THE EXERCISE: Extract the lines from the start through the line that holds "y_ticks = [-1.0, -0.5, 0.0, 0.5, 1.0]", both included, omitting all images.

— begin —

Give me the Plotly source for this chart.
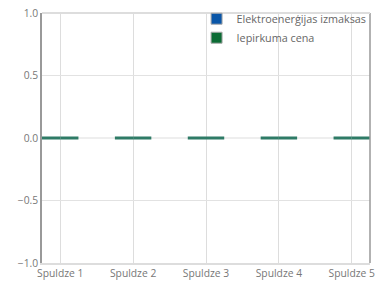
import plotly.graph_objects as go

categories = ["Spuldze 1", "Spuldze 2", "Spuldze 3", "Spuldze 4", "Spuldze 5"]
elektro = [0, 0, 0, 0, 0]
iepirkuma = [0, 0, 0, 0, 0]
series_names = ["Elektroenerģijas izmaksas", "Iepirkuma cena"]
series_colors = ["#0a56a8", "#0b6b34"]
y_ticks = [-1.0, -0.5, 0.0, 0.5, 1.0]

fig = go.Figure()
for vals in (elektro, iepirkuma):
    fig.add_trace(go.Bar(
        x=categories, y=vals, showlegend=False,
        marker=dict(color="#2e7b66", line=dict(color="#2e7b66", width=3)),
        hoverinfo="skip",
    ))
for name, col in zip(series_names, series_colors):
    fig.add_trace(go.Scatter(
        x=[None], y=[None], mode="markers", name=name,
        marker=dict(symbol="square", size=11, color=col,
                    line=dict(color="#aaaaaa", width=1)),
    ))

fig.update_layout(
    width=378, height=281,
    margin=dict(l=42, r=8, t=13, b=18, autoexpand=False),
    paper_bgcolor="white", plot_bgcolor="white",
    font=dict(family="Open Sans", size=10.3, color="#777777"),
    barmode="group", bargap=0.5, bargroupgap=0,
    showlegend=True,
    legend=dict(x=0.983, y=0.985, xref="container", yref="container",
                xanchor="right", yanchor="top",
                bgcolor="rgba(255,255,255,0)", font=dict(size=10.8, color="#666666"),
                itemwidth=30, tracegroupgap=0),
    xaxis=dict(showgrid=True, gridcolor="#dddddd", gridwidth=1,
               showline=True, linecolor="#dddddd", linewidth=2, mirror=False,
               ticks="", tickfont=dict(size=10.3, color="#777777"),
               ticklabeloverflow="allow", automargin=False,
               range=[-0.25, 4.25]),
    yaxis=dict(range=[-1, 1], tickvals=y_ticks, tickformat=".1f",
               showgrid=True, gridcolor="#e2e2e2", zeroline=True,
               zerolinecolor="#eeeeee", zerolinewidth=2,
               showline=True, linecolor="#999999", linewidth=1.5,
               ticklabeloverflow="allow", automargin=False,
               ticks="", tickfont=dict(size=10.3, color="#777777")),
)
fig.add_shape(type="line", xref="paper", yref="paper", x0=1, x1=1, y0=0, y1=1,
              line=dict(color="#999999", width=1.5))
fig.add_shape(type="line", xref="paper", yref="paper", x0=0, x1=1, y0=1, y1=1,
              line=dict(color="#dddddd", width=2))

fig.write_html("out.html",
               config={"displayModeBar": False},
               post_script="document.body.style.margin='0';document.body.style.overflow='hidden';")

— end —

EXERCISE OUTPUT:
Give me the Plotly source for this chart.
import plotly.graph_objects as go

categories = ["Spuldze 1", "Spuldze 2", "Spuldze 3", "Spuldze 4", "Spuldze 5"]
elektro = [0, 0, 0, 0, 0]
iepirkuma = [0, 0, 0, 0, 0]
series_names = ["Elektroenerģijas izmaksas", "Iepirkuma cena"]
series_colors = ["#0a56a8", "#0b6b34"]
y_ticks = [-1.0, -0.5, 0.0, 0.5, 1.0]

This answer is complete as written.